Can one insert statement also do updates?
(1.1) By Daniel Steigerwald (steida) on 2024-07-18 09:40:09 edited from 1.0 [link] [source]
I can’t find whether CTE invoked by insert can select and update within the same table. Postgres afaik supports that.
(2) By Richard Hipp (drh) on 2024-07-18 09:54:56 in reply to 1.1 [source]
I do not understand your question. Why don't you demonstrate by showing us actual SQL code that works on PostgreSQL but not on SQLite?
(3.1) By Daniel Steigerwald (steida) on 2024-07-20 11:26:35 edited from 3.0 in reply to 2 [link] [source]
I wrote AFAIK (as far as I know) because I read somewhere it should be possible. Sorry, I don't have an example of such SQL.
I'm asking because I'm implementing a logic that must run within SQLite itself.
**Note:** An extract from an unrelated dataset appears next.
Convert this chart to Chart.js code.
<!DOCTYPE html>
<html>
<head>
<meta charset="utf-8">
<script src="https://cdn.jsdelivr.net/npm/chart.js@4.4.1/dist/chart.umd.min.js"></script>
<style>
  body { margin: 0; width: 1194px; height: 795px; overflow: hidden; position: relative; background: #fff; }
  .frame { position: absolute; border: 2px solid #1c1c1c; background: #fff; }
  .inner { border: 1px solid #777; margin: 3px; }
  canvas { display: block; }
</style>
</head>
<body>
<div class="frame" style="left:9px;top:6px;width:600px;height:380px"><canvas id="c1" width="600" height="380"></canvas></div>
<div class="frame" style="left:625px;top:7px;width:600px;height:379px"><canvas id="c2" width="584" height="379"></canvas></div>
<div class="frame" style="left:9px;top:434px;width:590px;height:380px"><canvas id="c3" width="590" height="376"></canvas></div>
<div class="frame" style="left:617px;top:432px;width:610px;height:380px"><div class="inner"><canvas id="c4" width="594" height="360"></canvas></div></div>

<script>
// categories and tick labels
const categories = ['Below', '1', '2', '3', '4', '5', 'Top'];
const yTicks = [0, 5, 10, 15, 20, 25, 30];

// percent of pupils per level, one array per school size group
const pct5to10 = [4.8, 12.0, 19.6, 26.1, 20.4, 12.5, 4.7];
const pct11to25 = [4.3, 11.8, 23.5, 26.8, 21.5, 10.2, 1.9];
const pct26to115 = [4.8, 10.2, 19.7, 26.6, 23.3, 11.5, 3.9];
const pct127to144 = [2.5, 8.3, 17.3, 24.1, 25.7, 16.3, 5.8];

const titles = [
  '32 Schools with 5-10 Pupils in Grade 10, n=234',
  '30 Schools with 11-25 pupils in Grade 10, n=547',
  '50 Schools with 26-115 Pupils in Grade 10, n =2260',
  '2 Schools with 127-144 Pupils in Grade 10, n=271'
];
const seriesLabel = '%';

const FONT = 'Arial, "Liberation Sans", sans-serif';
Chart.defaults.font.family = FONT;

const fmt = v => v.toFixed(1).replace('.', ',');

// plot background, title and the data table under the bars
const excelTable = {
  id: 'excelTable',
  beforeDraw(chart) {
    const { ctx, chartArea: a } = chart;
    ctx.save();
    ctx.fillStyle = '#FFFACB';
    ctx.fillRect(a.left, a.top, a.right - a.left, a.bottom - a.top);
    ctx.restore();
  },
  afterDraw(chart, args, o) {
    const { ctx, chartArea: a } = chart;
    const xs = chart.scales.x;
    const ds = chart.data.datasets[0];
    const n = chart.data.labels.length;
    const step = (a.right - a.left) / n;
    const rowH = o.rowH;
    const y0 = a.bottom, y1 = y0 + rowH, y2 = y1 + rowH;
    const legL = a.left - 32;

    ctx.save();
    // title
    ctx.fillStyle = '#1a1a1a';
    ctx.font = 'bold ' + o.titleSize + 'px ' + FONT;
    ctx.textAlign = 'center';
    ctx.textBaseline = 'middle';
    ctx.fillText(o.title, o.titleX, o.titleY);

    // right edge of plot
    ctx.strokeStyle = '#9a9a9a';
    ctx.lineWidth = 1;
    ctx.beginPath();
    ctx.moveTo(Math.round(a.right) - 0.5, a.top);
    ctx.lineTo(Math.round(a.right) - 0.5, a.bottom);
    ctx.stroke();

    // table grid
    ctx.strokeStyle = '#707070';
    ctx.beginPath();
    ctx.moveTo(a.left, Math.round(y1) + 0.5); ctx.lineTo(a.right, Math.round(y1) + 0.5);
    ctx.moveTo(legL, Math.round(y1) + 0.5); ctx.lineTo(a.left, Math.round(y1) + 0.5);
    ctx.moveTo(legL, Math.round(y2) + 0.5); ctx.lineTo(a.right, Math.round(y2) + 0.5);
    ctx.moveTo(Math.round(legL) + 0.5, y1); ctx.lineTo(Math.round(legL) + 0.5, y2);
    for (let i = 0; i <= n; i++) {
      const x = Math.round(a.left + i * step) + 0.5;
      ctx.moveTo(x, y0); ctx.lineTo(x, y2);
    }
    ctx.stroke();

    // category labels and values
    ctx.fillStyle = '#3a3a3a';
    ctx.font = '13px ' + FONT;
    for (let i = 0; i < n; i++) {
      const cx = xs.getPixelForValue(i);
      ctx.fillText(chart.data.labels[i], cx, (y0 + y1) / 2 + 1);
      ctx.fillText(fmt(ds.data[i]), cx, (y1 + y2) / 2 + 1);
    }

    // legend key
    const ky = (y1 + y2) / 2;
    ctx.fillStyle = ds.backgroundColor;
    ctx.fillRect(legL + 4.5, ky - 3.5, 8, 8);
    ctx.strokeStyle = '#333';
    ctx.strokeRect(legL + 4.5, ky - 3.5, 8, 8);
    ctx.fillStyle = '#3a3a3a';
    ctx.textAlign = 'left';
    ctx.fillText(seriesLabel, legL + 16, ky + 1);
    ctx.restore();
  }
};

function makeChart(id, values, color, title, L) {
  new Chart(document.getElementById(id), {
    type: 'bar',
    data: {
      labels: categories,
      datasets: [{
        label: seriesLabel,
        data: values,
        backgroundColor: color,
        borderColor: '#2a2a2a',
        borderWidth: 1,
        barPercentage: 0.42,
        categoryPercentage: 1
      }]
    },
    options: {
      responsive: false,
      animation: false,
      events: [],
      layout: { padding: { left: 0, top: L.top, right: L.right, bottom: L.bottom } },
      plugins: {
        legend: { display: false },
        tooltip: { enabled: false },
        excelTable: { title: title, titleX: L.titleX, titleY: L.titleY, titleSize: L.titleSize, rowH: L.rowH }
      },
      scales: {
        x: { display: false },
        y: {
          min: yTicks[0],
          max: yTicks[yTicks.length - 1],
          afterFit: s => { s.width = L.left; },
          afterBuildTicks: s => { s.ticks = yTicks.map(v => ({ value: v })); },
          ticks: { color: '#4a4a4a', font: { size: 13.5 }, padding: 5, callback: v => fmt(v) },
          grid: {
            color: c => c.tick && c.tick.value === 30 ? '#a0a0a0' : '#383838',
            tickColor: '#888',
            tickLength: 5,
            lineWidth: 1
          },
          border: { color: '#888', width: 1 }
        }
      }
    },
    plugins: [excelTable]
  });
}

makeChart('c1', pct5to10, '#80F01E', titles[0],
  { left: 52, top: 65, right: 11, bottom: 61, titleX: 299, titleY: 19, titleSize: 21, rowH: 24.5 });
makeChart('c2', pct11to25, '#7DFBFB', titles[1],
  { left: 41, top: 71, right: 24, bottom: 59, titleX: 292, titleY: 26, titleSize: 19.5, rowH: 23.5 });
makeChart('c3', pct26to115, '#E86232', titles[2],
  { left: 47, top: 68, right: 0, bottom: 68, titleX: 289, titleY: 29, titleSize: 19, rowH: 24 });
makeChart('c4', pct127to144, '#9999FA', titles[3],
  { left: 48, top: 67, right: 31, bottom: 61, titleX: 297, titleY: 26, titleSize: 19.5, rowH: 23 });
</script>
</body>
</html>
My question is whether I have to write two statements, one for the insert and the second for the update. The problem is I would like to reuse some values I read for insert. If that's not possible, I will have to read them again.
I hope this makes sense in what I'm writing. Thank you for your time.
(4) By Gunter Hick (gunter_hick) on 2024-07-18 20:15:42 in reply to 3.0 [link] [source]
CTEs are data sources, not data sinks. The part that actually changes the database comes at the end and can be an INSERT, UPDATE or DELETE statement; as such, it can only modify exactly one table. If you need to do something to some other table whenever an INSERT, UPDATE or DELETE happens on your table, then you should be writing a trigger program (which again can invoke an iNSERT, UPDATE or DELETE on exactly one "some other table").
(5) By Daniel Steigerwald (steida) on 2024-07-18 20:42:13 in reply to 4 [link] [source]
Thank you for the answer. I don't have to do something to some other table. I want to insert and update the same table in one statement.
(6.1) By Bone (boneatjp) on 2024-07-22 08:59:21 edited from 6.0 in reply to 5 [link] [source]
Deleted(7) By Daniel Steigerwald (steida) on 2024-07-20 18:36:20 in reply to 6.0 [link] [source]
I need an update if the insert was successful and no update if the insert would violate the unique index. Is that semantic possible with SQLite?
(8.1) By Bone (boneatjp) on 2024-07-22 08:59:31 edited from 8.0 in reply to 7 [link] [source]
Deleted(9) By Holger J (holgerj) on 2024-07-21 14:14:31 in reply to 7 [link] [source]
It would still be useful if you gave us the two SQL statements you want to combine into one. Including table creation and data, of course.
(10) By Spindrift (spindrift) on 2024-07-21 17:29:04 in reply to 7 [link] [source]
That sounds like you just want a before trigger.
Check if the insert would proceed (in the trigger). If so, update as you wish then allow it to insert.
If the index is already there, do nothing.
Then the conflict clause on the table kills the insert.
Are we missing anything more subtle about your intent?
(11.1) By Daniel Steigerwald (steida) on 2024-07-22 08:08:06 edited from 11.0 in reply to 10 [link] [source]
The happy day workflow is one insert with several updates in the same table if insert is allowed (does not violate the PK).
create table Message (
timestamp int primary key,
hash text
)
What I do right now is insert a message without a hash, and then in the update part, I check whether the timestamp has a hash. The already-inserted message has a computed hash, so it does nothing (and also skips other updates).
insert into Message (timestamp)
values (@timestamp)
on conflict do nothing
The update part uses a recursive CTE so it can't be triggered by the insert. I don't think the insert could be invoked by a trigger because there could be several updates, and I don't know which one needs the insert.
(12) By Spindrift (spindrift) on 2024-07-22 09:52:11 in reply to 11.1 [link] [source]
I see, thank you for the explanation.
I think we're back to needing to see some actual functioning SQL code.
(13) By Holger J (holgerj) on 2024-07-22 13:06:15 in reply to 11.1 [link] [source]
The ISO SQL language doesn't know the @ sign. There are no variables in ISO SQL. You could use a default value, which is only used when no value for a column isn't provided. If you need a computed value individually for each row, a row trigger can do that for you, because the DEFAULT clause only allows static values (or CURRENT_... functions).